A fellow Green recently hooked me up with Peace History – a service of peacebuttons.info.
This morning, this cartoon by Gark Huck came across:

Here is some selected info for this week on peace history. You can read more details and see photos on each event at the site.
October 31, 1978
Thirty thousand Iranian oil workers strike against the repressive rule of the U.S.-installed Shah, and for democracy, civil and human rights.
November 1, 1952
U.S. successfully detonates “Mike”, the world’s first hydrogen bomb, at the its proving grounds in the Pacific Marshall Islands. The 10.4-megaton bomb, approximately 1,000 times more powerful than conventional nuclear devices, gave the United States a short-lived advantage in the nuclear arms race with the Soviet Union.
November 1, 1954
The West African nation of Algeria began a war of independence against French rule.
November 1, 1961
Fifty thousand women join protests in at least 60 U.S. cities against resumption of atmospheric nuclear tests, leading to founding of Women Strike for Peace.
November 1, 1970
The Detroit City Council votes for immediate withdrawal from Vietnam.
November 1, 2003
A Tel Aviv memorial for Israeli leader Yitzhak Rabin, slain eight years previously, is transformed into a peace rally with over 100,000 protesting the militant policies of prime minister Ariel Sharon
November 2, 1972
Five hundred protesters from the “Trail of Broken Treaties” Native American march occupies the Bureau of Indian Affairs offices in Washington D.C., for six days. Their goal was to gain positive media coverage and to garner support from the general public to start a policy of self determination for American Indians.
November 2, 1983
A bill designating a federal holiday honoring Dr. Martin Luther King, Jr. to be observed on the third Monday of January is signed by President Ronald Reagan.

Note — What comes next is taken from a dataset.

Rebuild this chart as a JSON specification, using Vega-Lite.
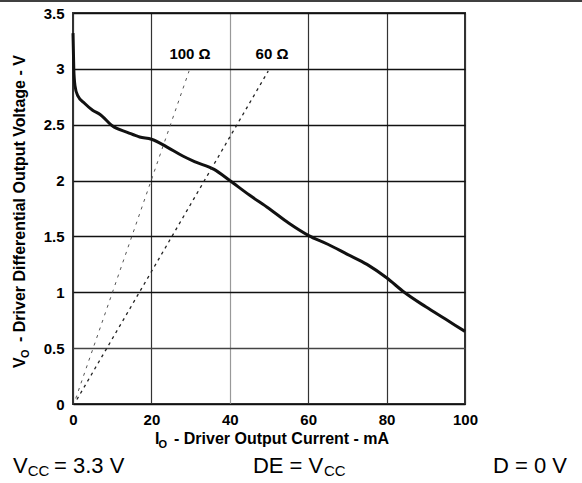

In 1955 King organized the first major protest of the civil rights movement: the successful Montgomery Bus Boycott. Influenced by Mohandas Gandhi, he advocated nonviolent civil disobedience to racial segregation. The peaceful protests he led throughout the American South were often met with violence, but King and his followers persisted, and the movement gained momentum.
November 3, 1969
President Nixon announces “Vietnamization” program to shift U.S. troops from fighting North Vietnamese to U.S.-trained local troops fighting North Vietnamese.
November 3, 1979
Five members of the Communist Workers Party are murdered and eight others injured when their anti-Klan rally is attacked by Ku Klux Klan and Nazi Party thugs in Greensboro, North Carolina.
November 4, 1956
Two hundred thousand Russian troops attack an anti-Stalinist uprising in Hungary and install a new pro-Russian government. Civilians set up barricades along all the major roads leading to Budapest with soldiers and Hungarian National Guard troops participating in the resistance. The help promised from the U.S. to protect and aid the anti-Stalinists never came.
November 4, 1984
Nicaragua’s ruling left-wing Sandinista party claims a decisive victory in the country’s first elections since the revolution five years earlier.
November 5, 1872
Suffragist Susan B. Anthony was fined $100 for attempting to vote in a presidential election.
November 5, 1920
Eugene V. Debs, Convict #9653, receives nearly one million votes as Socialist Party presidential candidate while in jail serving a ten-year sentence for opposing World War I.
November 5, 1982
Protests at Alliant continue today.
36 are arrested during a demonstration at Honeywell, Minnesota’s largest defense contractor. The “Honeywell Project,” a local campaign to target arms maker, has dogged the company for over three decades, at times with enormous success. It continues today, targeting Alliant Technologies, the arms-making branch of Honeywell spun off in the 1990s.
November 6, 1913
Mohandas Gandhi arrested after leading 2,500 Indian miners in a march to Transvaal, South Africa. They were protesting registration laws and are violently arrested. Gandhi refuses to pay a fine and is jailed.
November 6, 1962
The 17th session of the U.N. General Assembly passes resolution 1761 condemning apartheid and calling on all member states to terminate economic and military relations with South Africa.